Task
Starting with the first line below, extract each line through the one that contains "ax = fig.add_axes([62", inclusive, excluding pictures.

Dataset content
•••••

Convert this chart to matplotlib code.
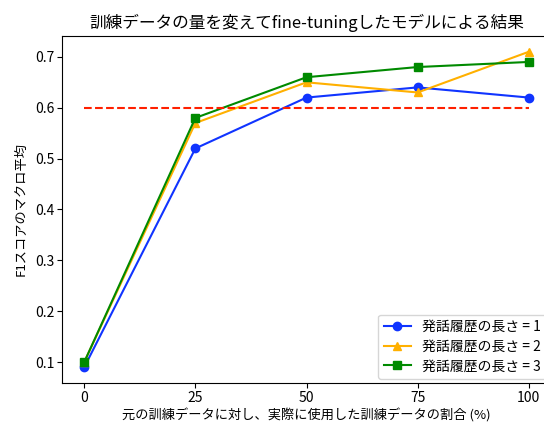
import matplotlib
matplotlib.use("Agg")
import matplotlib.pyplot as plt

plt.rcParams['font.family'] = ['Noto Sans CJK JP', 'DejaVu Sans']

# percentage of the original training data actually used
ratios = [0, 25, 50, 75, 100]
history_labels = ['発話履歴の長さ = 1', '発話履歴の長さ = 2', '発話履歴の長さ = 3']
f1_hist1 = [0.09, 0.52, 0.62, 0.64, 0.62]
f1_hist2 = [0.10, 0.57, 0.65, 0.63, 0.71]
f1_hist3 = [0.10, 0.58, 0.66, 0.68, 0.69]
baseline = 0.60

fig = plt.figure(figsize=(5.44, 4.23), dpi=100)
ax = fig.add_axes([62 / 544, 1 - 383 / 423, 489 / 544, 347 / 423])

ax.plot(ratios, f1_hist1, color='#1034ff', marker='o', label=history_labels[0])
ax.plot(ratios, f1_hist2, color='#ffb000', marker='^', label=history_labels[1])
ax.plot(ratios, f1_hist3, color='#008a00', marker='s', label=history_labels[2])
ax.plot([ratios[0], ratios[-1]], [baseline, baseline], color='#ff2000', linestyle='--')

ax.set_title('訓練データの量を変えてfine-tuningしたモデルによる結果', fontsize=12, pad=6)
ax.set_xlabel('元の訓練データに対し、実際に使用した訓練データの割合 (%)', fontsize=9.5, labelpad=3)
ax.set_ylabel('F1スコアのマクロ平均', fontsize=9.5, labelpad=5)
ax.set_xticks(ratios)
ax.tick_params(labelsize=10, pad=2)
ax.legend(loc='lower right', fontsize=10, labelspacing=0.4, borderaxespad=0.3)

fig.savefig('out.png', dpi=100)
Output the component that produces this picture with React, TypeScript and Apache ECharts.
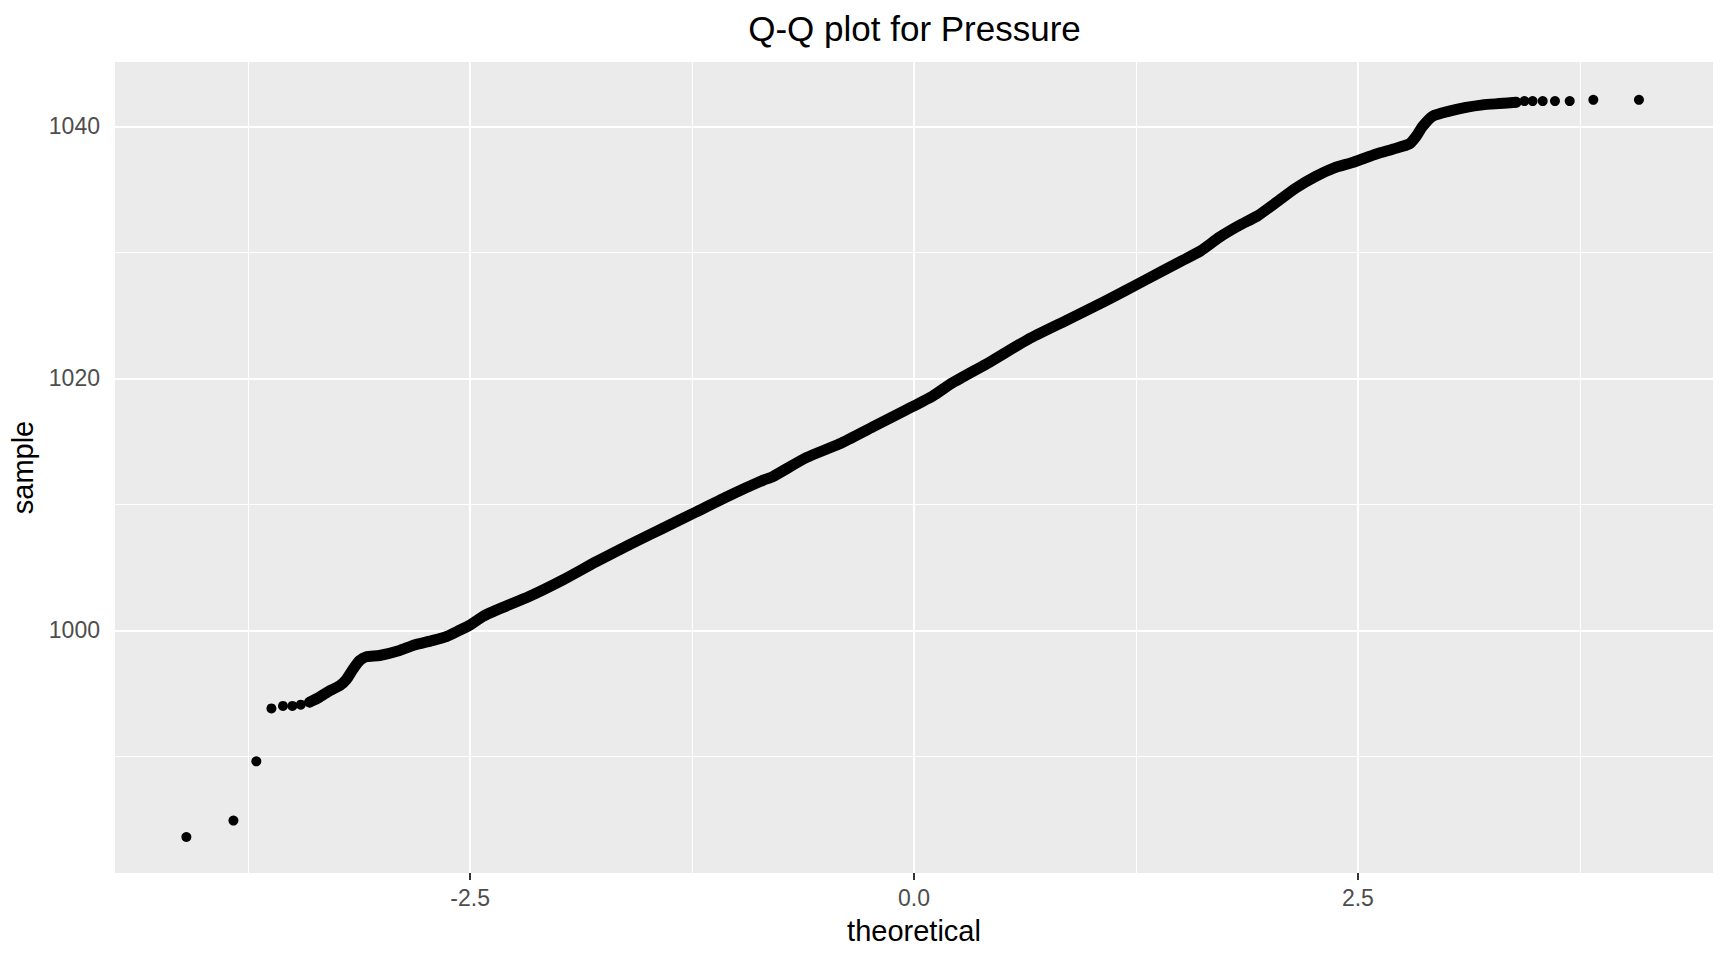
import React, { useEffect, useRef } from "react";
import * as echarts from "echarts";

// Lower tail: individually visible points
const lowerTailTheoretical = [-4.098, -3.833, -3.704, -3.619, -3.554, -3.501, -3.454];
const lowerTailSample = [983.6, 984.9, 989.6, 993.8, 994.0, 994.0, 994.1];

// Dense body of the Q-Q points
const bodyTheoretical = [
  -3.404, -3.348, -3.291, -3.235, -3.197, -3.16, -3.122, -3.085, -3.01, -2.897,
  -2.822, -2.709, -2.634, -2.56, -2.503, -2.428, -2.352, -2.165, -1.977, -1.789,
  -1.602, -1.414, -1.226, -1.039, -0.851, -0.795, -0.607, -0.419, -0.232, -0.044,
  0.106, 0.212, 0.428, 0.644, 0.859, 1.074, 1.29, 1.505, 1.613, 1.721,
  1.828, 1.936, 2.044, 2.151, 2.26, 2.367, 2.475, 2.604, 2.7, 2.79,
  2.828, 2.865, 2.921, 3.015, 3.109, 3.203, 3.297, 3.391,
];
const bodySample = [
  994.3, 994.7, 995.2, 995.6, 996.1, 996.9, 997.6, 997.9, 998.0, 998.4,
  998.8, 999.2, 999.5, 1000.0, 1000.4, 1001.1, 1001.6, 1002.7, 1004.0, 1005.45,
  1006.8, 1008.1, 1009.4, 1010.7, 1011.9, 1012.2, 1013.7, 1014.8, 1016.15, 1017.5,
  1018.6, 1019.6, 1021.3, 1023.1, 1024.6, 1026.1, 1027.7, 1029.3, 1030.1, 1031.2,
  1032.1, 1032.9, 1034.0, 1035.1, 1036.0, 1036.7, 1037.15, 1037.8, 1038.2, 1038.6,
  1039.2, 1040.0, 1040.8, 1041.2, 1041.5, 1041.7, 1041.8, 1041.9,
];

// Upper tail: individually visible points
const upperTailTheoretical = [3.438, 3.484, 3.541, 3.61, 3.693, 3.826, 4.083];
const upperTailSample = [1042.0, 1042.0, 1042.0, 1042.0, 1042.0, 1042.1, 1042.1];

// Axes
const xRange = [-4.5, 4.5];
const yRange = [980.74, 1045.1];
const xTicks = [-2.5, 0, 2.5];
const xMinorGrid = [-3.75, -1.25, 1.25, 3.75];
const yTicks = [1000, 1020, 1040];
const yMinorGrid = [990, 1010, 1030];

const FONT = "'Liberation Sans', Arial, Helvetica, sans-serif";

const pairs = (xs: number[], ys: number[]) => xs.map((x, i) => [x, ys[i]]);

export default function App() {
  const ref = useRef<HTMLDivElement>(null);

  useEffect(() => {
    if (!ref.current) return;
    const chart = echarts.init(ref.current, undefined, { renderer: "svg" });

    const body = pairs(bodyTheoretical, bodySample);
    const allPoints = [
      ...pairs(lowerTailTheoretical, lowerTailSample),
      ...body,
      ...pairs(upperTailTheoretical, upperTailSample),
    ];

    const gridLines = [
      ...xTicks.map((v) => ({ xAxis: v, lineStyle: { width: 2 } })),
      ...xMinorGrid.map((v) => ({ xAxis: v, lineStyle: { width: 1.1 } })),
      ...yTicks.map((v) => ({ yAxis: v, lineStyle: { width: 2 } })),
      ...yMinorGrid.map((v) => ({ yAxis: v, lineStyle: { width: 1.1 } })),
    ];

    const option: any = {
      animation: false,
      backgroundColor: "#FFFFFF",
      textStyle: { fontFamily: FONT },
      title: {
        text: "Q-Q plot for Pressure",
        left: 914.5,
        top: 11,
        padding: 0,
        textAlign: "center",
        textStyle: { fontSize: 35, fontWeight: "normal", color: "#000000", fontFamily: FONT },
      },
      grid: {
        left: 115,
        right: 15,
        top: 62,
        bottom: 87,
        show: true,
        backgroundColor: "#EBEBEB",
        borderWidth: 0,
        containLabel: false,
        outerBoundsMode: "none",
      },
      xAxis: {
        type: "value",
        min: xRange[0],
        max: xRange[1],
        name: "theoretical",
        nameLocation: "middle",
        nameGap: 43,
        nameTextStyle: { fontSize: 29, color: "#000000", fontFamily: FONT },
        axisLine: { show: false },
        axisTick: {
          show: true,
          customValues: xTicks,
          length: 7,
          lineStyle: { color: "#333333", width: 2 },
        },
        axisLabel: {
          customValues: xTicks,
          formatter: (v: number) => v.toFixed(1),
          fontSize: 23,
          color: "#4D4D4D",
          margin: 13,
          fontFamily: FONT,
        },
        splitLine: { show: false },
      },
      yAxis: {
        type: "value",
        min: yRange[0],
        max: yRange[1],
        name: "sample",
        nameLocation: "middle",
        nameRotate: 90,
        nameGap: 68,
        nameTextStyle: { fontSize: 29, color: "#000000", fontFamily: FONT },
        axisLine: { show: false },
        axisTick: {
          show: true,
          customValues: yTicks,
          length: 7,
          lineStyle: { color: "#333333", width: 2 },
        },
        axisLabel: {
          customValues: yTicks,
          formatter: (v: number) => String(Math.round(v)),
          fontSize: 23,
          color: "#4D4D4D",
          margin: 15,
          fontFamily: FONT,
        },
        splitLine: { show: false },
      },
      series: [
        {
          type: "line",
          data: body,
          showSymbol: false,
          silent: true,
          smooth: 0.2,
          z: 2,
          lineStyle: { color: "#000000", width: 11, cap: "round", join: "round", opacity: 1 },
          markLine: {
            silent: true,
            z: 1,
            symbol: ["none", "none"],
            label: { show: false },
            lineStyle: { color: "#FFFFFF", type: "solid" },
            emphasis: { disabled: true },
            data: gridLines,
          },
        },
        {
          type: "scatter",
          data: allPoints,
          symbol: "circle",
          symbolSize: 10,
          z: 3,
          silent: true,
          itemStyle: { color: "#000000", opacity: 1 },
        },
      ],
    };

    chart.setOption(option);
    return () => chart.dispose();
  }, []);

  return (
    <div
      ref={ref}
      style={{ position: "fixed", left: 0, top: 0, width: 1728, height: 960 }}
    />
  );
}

•••••

Task answer
Convert this chart to matplotlib code.
import matplotlib
matplotlib.use("Agg")
import matplotlib.pyplot as plt

plt.rcParams['font.family'] = ['Noto Sans CJK JP', 'DejaVu Sans']

# percentage of the original training data actually used
ratios = [0, 25, 50, 75, 100]
history_labels = ['発話履歴の長さ = 1', '発話履歴の長さ = 2', '発話履歴の長さ = 3']
f1_hist1 = [0.09, 0.52, 0.62, 0.64, 0.62]
f1_hist2 = [0.10, 0.57, 0.65, 0.63, 0.71]
f1_hist3 = [0.10, 0.58, 0.66, 0.68, 0.69]
baseline = 0.60

fig = plt.figure(figsize=(5.44, 4.23), dpi=100)
ax = fig.add_axes([62 / 544, 1 - 383 / 423, 489 / 544, 347 / 423])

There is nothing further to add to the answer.